SectionUpdated April 16, 2026

    FAR 6.300Scope of subpart.

    Plain-English Summary

    FAR 6.300 is the scope statement for FAR Subpart 6.3, which governs contracting without full and open competition. It explains that this subpart provides the policies and procedures contracting officers must follow when competition is limited, and it identifies the statutory authorities that permit such awards. In practical terms, this section tells readers that the subpart is not itself a standalone exception; instead, it is the framework for using legal authorities that allow an agency to award a contract without full and open competition. The topics covered here include the policy basis for noncompetitive contracting, the procedural requirements that flow from those authorities, and the relationship between the FAR rules and the underlying statutes. For contracting officers, it signals that any noncompetitive award must be tied to a valid legal authority and handled under the procedures in this subpart. For contractors, it indicates that sole-source or otherwise limited-competition awards are governed by specific statutory and regulatory rules, not by discretion alone.

    Key Rules

    Subpart sets policy

    This subpart establishes the policies and procedures for contracting without full and open competition. It is the governing framework for noncompetitive acquisitions under FAR Part 6.

    Statutory authority required

    Any action under this subpart must rest on a statutory authority that permits an exception to full and open competition. The section makes clear that the FAR procedures are tied to those legal authorities.

    Procedures must be followed

    When an agency uses a noncompetitive approach, it must follow the procedures prescribed in this subpart. The section signals that limited competition is not informal or ad hoc; it is regulated and documented.

    Applies to limited competition

    The scope covers contracting actions where full and open competition is not provided. It therefore addresses sole-source and other restricted-competition situations that fall within the subpart's authorities.

    Framework, not exception itself

    This section does not create the exceptions to competition; it identifies the rules for using them. The actual justification for bypassing full and open competition comes from the cited statutes and related FAR provisions.

    Responsibilities

    Contracting Officer

    Use the policies and procedures in this subpart whenever awarding without full and open competition, and ensure the action is supported by a valid statutory authority.

    Agency

    Apply the subpart’s framework consistently for noncompetitive contracting actions and ensure internal acquisition practices align with the statutory authorities identified here.

    Contractor

    Understand that limited-competition awards are governed by specific legal authorities and procedures, and recognize that such awards are not discretionary outside the FAR framework.

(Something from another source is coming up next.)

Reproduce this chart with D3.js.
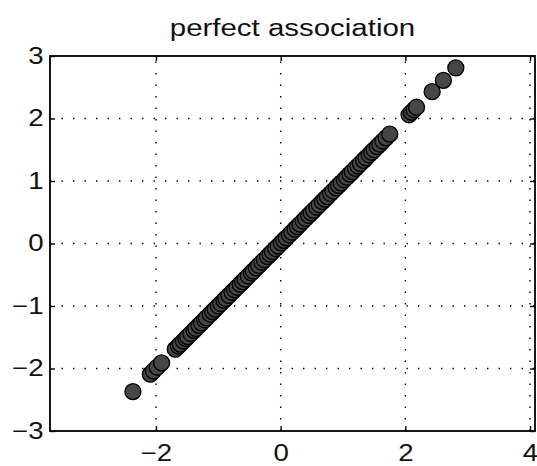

    Practical Implications

    1

    A contracting officer cannot simply decide to skip competition; there must be a legal basis and the action must fit the procedures in Subpart 6.3.

    2

    This section is often the starting point for sole-source or other restricted-award reviews, so missing the underlying statutory authority is a common compliance risk.

    3

    Because the subpart is procedural and authority-based, documentation and justification become critical in practice even though this section itself is brief.

    4

    Contractors should not assume a noncompetitive award is improper just because it is not competed; the key question is whether the agency can point to a valid authority and follow the required process.

    5

    For acquisition teams, this section is a reminder to distinguish between the policy framework in FAR and the separate statute that actually permits the exception to competition.

    Official Regulatory Text

    This subpart prescribes policies and procedures, and identifies the statutory authorities, for contracting without providing for full and open competition.